Frederick Ashton choreographed the production, featured on this DVD, first performed at the Royal Opera House, Covent Garden on 3 September 1952. Ashton was not completely satisfied with it, however, and it was put aside. The production languished for forty years or so; and by now Ashton had died. The realization and staging of this 2005 production is the work of Christopher Newton who had danced under the direction of Ashton and was aware of the sort of refinements the great choreographer had in mind. Newton is interviewed about all this in the interviews before Act III of the ballet.
 
The sets and lighting are sumptuous and atmospheric, the costumes gorgeous and colourful.
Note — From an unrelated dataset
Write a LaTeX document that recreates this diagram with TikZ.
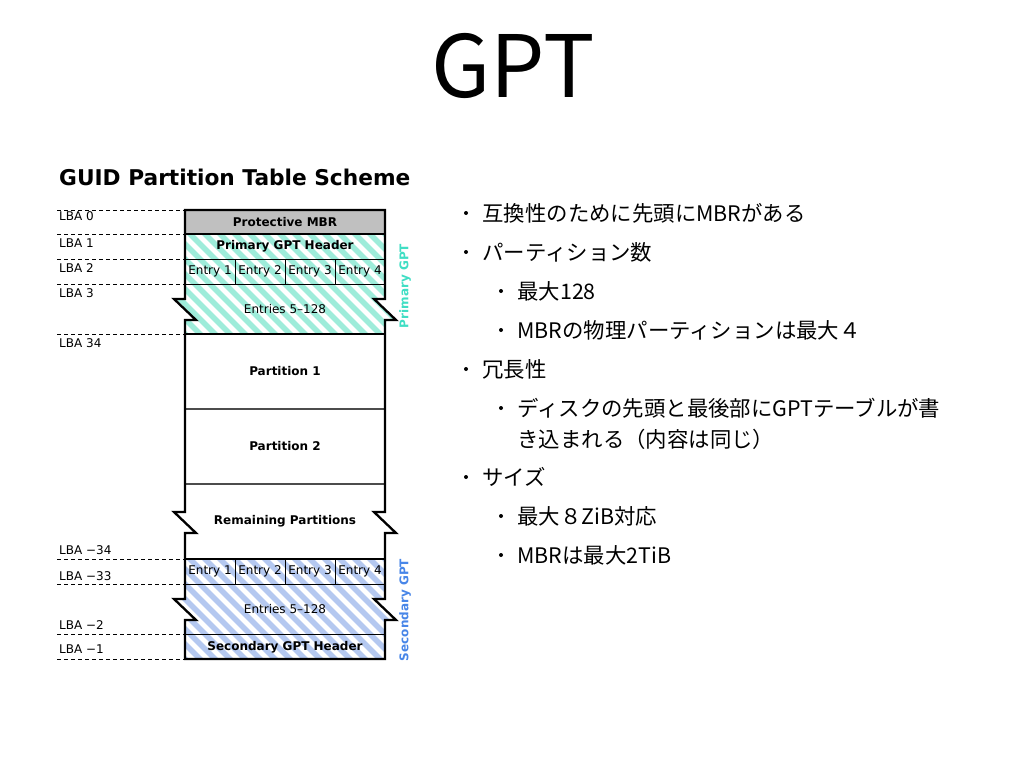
\documentclass[tikz,border=0pt]{standalone}
\usepackage{fontspec}
\setmainfont{DejaVu Sans}
\newfontfamily\jpfont{Noto Sans CJK JP}
\usetikzlibrary{positioning}
\definecolor{mbrgray}{RGB}{192,192,192}
\definecolor{primteal}{RGB}{158,236,218}
\definecolor{primlabel}{RGB}{64,222,196}
\definecolor{secblue}{RGB}{180,200,240}
\definecolor{seclabel}{RGB}{72,134,232}
\tikzset{
  lbaline/.style={dash pattern=on 4pt off 3pt, line width=0.9pt},
  lbalabel/.style={anchor=west, inner sep=0pt, font=\fontsize{12}{14}\selectfont},
  boxtext/.style={inner sep=0pt, font=\fontsize{12}{14}\selectfont\bfseries},
  celltext/.style={inner sep=0pt, font=\fontsize{12}{14}\selectfont},
  sidelabel/.style={inner sep=0pt, rotate=90, font=\fontsize{12}{14}\selectfont\bfseries},
  stripe/.style={line width=5.4pt},
  thinsep/.style={line width=1pt},
  dot/.style={circle, fill, inner sep=0pt, minimum size=4pt},
  item/.style={inner sep=0pt, font=\jpfont\fontsize{21.4}{25}\selectfont},
}
\begin{document}
\begin{tikzpicture}[x=1pt,y=-1pt]
\fill[white] (0,0) rectangle (1024,768);
\useasboundingbox (0,0) rectangle (1024,768);

\node[inner sep=0pt, font=\jpfont\fontsize{86}{90}\selectfont] (title) at (513,66) {GPT};
\node[anchor=base west, inner sep=0pt, font=\fontsize{21.7}{26}\selectfont\bfseries] (scheme) at (59,185) {GUID Partition Table Scheme};

% LBA marks
\foreach \y in {210,234,259,284,334,559,584,634,659}
  \draw[lbaline] (57,\y) -- (185,\y);
\foreach \y/\t [count=\i] in {216/0, 243/1, 268/2, 293/3, 343/34, 550/{−34}, 576/{−33}, 625/{−2}, 649/{−1}}
  \node[lbalabel] (lba\i) at (59,\y) {LBA \t};

% fills
\fill[mbrgray] (185,210) rectangle (385,234);
\begin{scope}
  \clip (185,234) -- (385,234) -- (385,299) -- (374,299) -- (396,320) -- (385,320) -- (385,334)
    -- (185,334) -- (185,320) -- (196,320) -- (174,299) -- (185,299) -- cycle;
  \foreach \s in {30,45,...,405}
    \draw[stripe, primteal] (\s,224) -- (\s+120,344);
\end{scope}
\begin{scope}
  \clip (185,559) -- (385,559) -- (385,599) -- (374,599) -- (396,620) -- (385,620) -- (385,659)
    -- (185,659) -- (185,620) -- (196,620) -- (174,599) -- (185,599) -- cycle;
  \foreach \s in {30,45,...,405}
    \draw[stripe, secblue] (\s,549) -- (\s+120,669);
\end{scope}

% separators
\draw[line width=1.6pt] (185,234) -- (385,234);
\draw[thinsep] (185,259) -- (385,259);
\draw[thinsep] (185,284) -- (385,284);
\draw[thinsep] (185,584) -- (385,584);
\draw[thinsep] (185,634) -- (385,634);
\foreach \x in {235,285,335} {
  \draw[thinsep] (\x,259) -- (\x,284);
  \draw[thinsep] (\x,559) -- (\x,584);
}
\draw[line width=2pt] (185,334) -- (385,334);
\draw[line width=2pt] (185,559) -- (385,559);
\draw[line width=1.2pt, black!70] (185,409) -- (385,409);
\draw[line width=1.2pt, black!70] (185,484) -- (385,484);

% outline
\draw[line width=2.3pt] (185,210) -- (185,299) -- (174,299) -- (196,320) -- (185,320)
  -- (185,512) -- (174,512) -- (196,533) -- (185,533)
  -- (185,599) -- (174,599) -- (196,620) -- (185,620) -- (185,659)
  -- (385,659) -- (385,620) -- (396,620) -- (374,599) -- (385,599)
  -- (385,533) -- (396,533) -- (374,512) -- (385,512)
  -- (385,320) -- (396,320) -- (374,299) -- (385,299) -- (385,210) -- cycle;

% box texts
\node[boxtext] (mbr) at (285,222) {Protective MBR};
\node[boxtext] (phead) at (285,246.5) {Primary GPT Header};
\node[celltext] (pmore) at (285,309) {Entries 5–128};
\node[boxtext] (part1) at (285,371.5) {Partition 1};
\node[boxtext] (part2) at (285,446.5) {Partition 2};
\node[boxtext] (rest) at (285,521.5) {Remaining Partitions};
\node[celltext] (smore) at (285,609) {Entries 5–128};
\node[boxtext] (shead) at (285,647) {Secondary GPT Header};
\foreach \x [count=\i] in {210,260,310,360} {
  \node[celltext] (pent\i) at (\x,271.5) {Entry \i};
  \node[celltext] (sent\i) at (\x,571.5) {Entry \i};
}
\node[sidelabel, primlabel] (plabel) at (405,286) {Primary GPT};
\node[sidelabel, seclabel] (slabel) at (405,610) {Secondary GPT};

% bullet list
\foreach \x/\y/\t [count=\i] in {466/213/{互換性のために先頭にMBRがある},
    466/252/{パーティション数}, 501/291/{最大128},
    501/330/{MBRの物理パーティションは最大４}, 466/369/{冗長性},
    501/408/{ディスクの先頭と最後部にGPTテーブルが書}, 466/477/{サイズ},
    501/516/{最大８ZiB対応}, 501/555/{MBRは最大2TiB}} {
  \node[dot] (b\i) at (\x,\y) {};
  \node[item, right=14pt of b\i] (t\i) {\t};
}
\node[item, anchor=west] (t6b) at (t6.west |- 0,439) {き込まれる（内容は同じ）};
\end{tikzpicture}
\end{document}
Delibes’ music is full of melody, one memorable tune succeeding another right through the ballet. Darcey Bussell enchants as the warrior nymph, Sylvia; arrogant in her taunting of the statue of the god Eros who repays her by shooting her with an arrow of love so that she falls for the enamored, shepherd, Aminta (Roberto Bolle). She is gracefully athletic especially in her dances with her two male leads: Bolle and Thiago Soares as the evil Orion who lusts after Sylvia and kidnaps the nymph, carrying her off to his island lair. Here, in Act II Darcey has to dance seductively to divert the attentions of Orion, to make him drunk so that she might escape - an escape made possible by a disguised Eros. Arguably Bussell does not have the figure for seductive dancing, she is also too graceful and stately, so the dance is sinuous rather than seductive. The two male leads are strong and acrobatic, displaying tremendous leaps. The corps de ballet impress throughout with beautiful ensemble dancing and the speciality dancers – the orientals in Act II and the goats in Act III - are quite charming.
 
The DVD includes interviews with Christopher Newton and Peter Farmer who added his special design talents to the original sets of Robin and Christopher Ironside. Before each act Darcy Bussell comments on the ballet and we see her and others in rehearsal and behind the scenes and between acts during the performance. Illustrated synopses of the action in each of the ballet’s three acts are also enclosed.
 
David Nice’s erudite note details Delibes music as applied to the dances and shows how the composer was influenced by Berlioz and Wagner. Elgar, as a young man, Nice reminds us, played the violin in a Birmingham performance of the Sylvia Suite and later conducted it himself. Moreover, Nice claims, Delibes’s broad ‘Bacchus’ theme, influenced Elgar’s First Pomp and Circumstance March.
 
A beautiful production of this charming ballet with a wonderfully melodic score by Delibes.